I'm attempting to re-post this because I am hoping it was just over-looked and not so very obscure that no one knew any of the answers...
"Borrowed" from
embroiderama, among others:
1. Pick 15 of your favorite movies.
2. Go to IMDb, and find a quote from each movie.
3. Post them here for everyone to guess.
4. Strike it out when someone guesses correctly, and put who guessed it and the movie.
5. NO GOOGLING/using IMDb search functions!
1) Sheriff! You are violating my territorial bubble.
2) Consider: One, probability is a factor which operates *within* natural forces. Two, probability is *not* operating as a factor. Three, we are now held within un-, sub- or super-natural forces. Discuss.
3) I watch soap operas. I bake brownies. Normalcy is coursing through my veins.
4) My father, the most beloved gynecologist in Vienna, before they took him away on a morals charge for indecent exposure at the State Opera House, said, and I quote: "Please do not take me away, I will not do it again."
Brilliant quote.
He was a brilliant pervert.
5) And monkey brains, although popular in Cantonese cuisine, is not often to be found in Washington D.C
6) OK ? now, girls. I want you to concentrate. Failure is not an option. And Bethany? If you feel the need to vomit up there, just swallow it.
-> not_refined
7) Did you have a brain tumor for breakfast? First you ask if you can be red, knowing that I'm always red.
-> not_refined
8) I crashed my van into Jesus! Okay? I have a pimple the size of Jupiter! I am NOT okay! This is not how I wanted to remember my Prom. This is not how I wanted to remember my life.
-> terraneanblues
9) It had been a wonderful evening and what I needed now, to give it the perfect ending, was a little of the Ludwig Van.
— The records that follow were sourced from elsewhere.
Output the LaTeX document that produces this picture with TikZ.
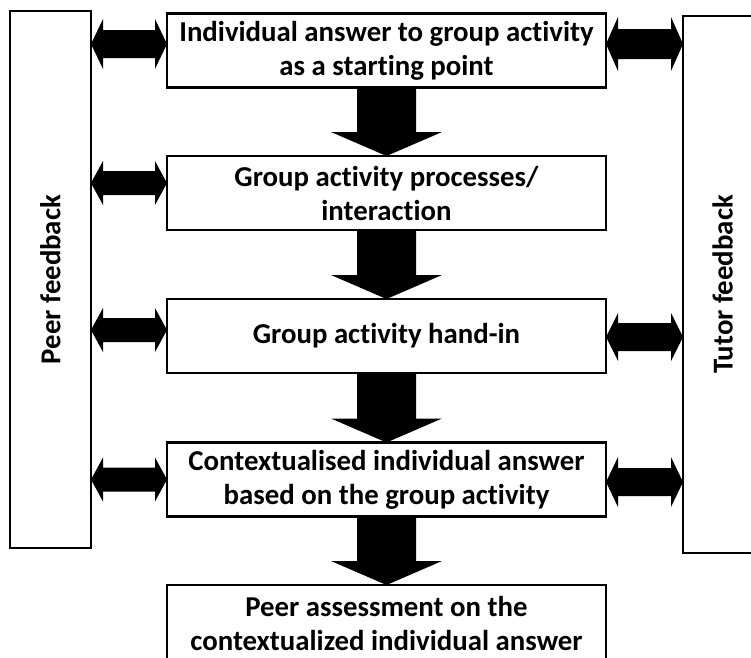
\documentclass[tikz,border=0pt]{standalone}
\usepackage{fontspec}
\setmainfont{Carlito}[Ligatures=NoCommon]
\usetikzlibrary{calc}

% Horizontal block arrow with a head at both ends: #1 left tip, #2 right tip,
% #3 half shaft thickness, #4 half head height
\newcommand\twowayblock[4]{%
  \fill let \p1=(#1), \p2=(#2) in
    (\x1,\y1) -- (\x1+12pt,\y1+#4) -- (\x1+12pt,\y1+#3) -- (\x2-12pt,\y2+#3)
    -- (\x2-12pt,\y2+#4) -- (\x2,\y2) -- (\x2-12pt,\y2-#4) -- (\x2-12pt,\y2-#3)
    -- (\x1+12pt,\y1-#3) -- (\x1+12pt,\y1-#4) -- cycle;}

% Downward block arrow from the bottom of node #1 to the top of node #2
\newcommand\downblock[2]{%
  \fill let \p1=(#1.south), \p2=(#2.north) in
    (\x1-29.5pt,\y1) -- (\x1+29.5pt,\y1) -- (\x1+29.5pt,\y2+24pt)
    -- (\x1+55.5pt,\y2+24pt) -- (\x2,\y2) -- (\x1-55.5pt,\y2+24pt)
    -- (\x1-29.5pt,\y2+24pt) -- cycle;}

\begin{document}
\begin{tikzpicture}[x=1pt,y=-1pt,
  labelfont/.style={font=\fontsize{28.8}{34}\selectfont\bfseries},
  stage/.style={draw, line width=2.5pt, minimum width=439pt, minimum height=74pt,
    inner sep=0pt, outer sep=0pt, align=center, labelfont},
  side/.style={draw, line width=2.5pt, inner sep=0pt, outer sep=0pt}]
\useasboundingbox (0,0) rectangle (751,657);

% feedback columns
\node[side, minimum width=81pt, minimum height=537pt] (peer) at (50.5,279.5) {};
\node[rotate=90, labelfont] (peertext) at (peer.center) {Peer feedback};
\node[side, minimum width=79pt, minimum height=537pt] (tutor) at (722.5,284.5) {};
\node[rotate=90, labelfont] (tutortext) at (tutor.center) {Tutor feedback};

% stages
\node[stage] (b1) at (386.5,50.5) {Individual answer to group activity\\as a starting point};
\node[stage] (b2) at (386.5,193) {Group activity processes/\\interaction};
\node[stage] (b3) at (386.5,336) {Group activity hand-in};
\node[stage] (b4) at (386.5,479.5) {Contextualised individual answer\\based on the group activity};
\node[stage, minimum height=76pt] (b5) at (386.5,623) {Peer assessment on the\\contextualized individual answer};

% flow between stages
\downblock{b1}{b2}
\downblock{b2}{b3}
\downblock{b3}{b4}
\downblock{b4}{b5}

% peer feedback links
\coordinate (l1) at ($(b1.west)+(0,-6.5)$);
\coordinate (l2) at ($(b2.west)+(0,-10)$);
\coordinate (l3) at ($(b3.west)+(0,-6)$);
\coordinate (l4) at ($(b4.west)+(0,0)$);
\twowayblock{peer.east |- l1}{l1}{14pt}{25pt}
\twowayblock{peer.east |- l2}{l2}{12pt}{22pt}
\twowayblock{peer.east |- l3}{l3}{12pt}{22pt}
\twowayblock{peer.east |- l4}{l4}{12pt}{22pt}

% tutor feedback links
\coordinate (r1) at ($(b1.east)+(0,-6.5)$);
\coordinate (r3) at ($(b3.east)+(0,1)$);
\coordinate (r4) at ($(b4.east)+(0,2.5)$);
\twowayblock{r1}{tutor.west |- r1}{15pt}{27pt}
\twowayblock{r3}{tutor.west |- r3}{14pt}{24pt}
\twowayblock{r4}{tutor.west |- r4}{14pt}{25pt}
\end{tikzpicture}
\end{document}
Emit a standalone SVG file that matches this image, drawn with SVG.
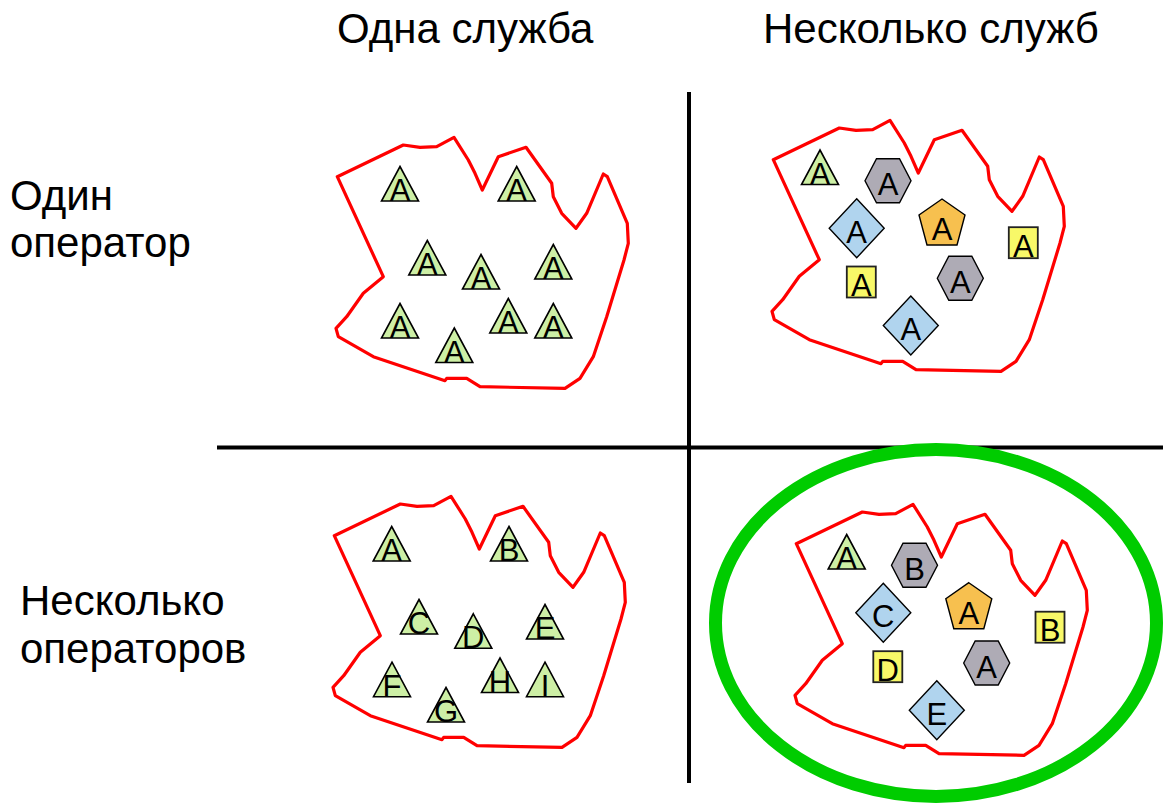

10) I'm not one to use hyperbole, ladies and gentlemen but I'll tell you this, for the first time in my life I had the caca scared out of me!
11) I'm going to find it and I'm going to destroy it. I don't know how yet. Possibly with dynamite.
12) Well, I've wrestled with reality for 35 years, Doctor, and I'm happy to state I finally won out over it.
13) Now you think this would frighten me. Well it doesn't. Because I know this is just a filthy figment of my diseased imagination. All I have to do is simply reach out my hand and touch it!
14) I warn you, sir, I've killed as many as six men in a week. Eight if you count matinees.
15) Well, in my humble opinion, we've become involved in Einstein's time-space continuum theory. Relatively speaking, that is.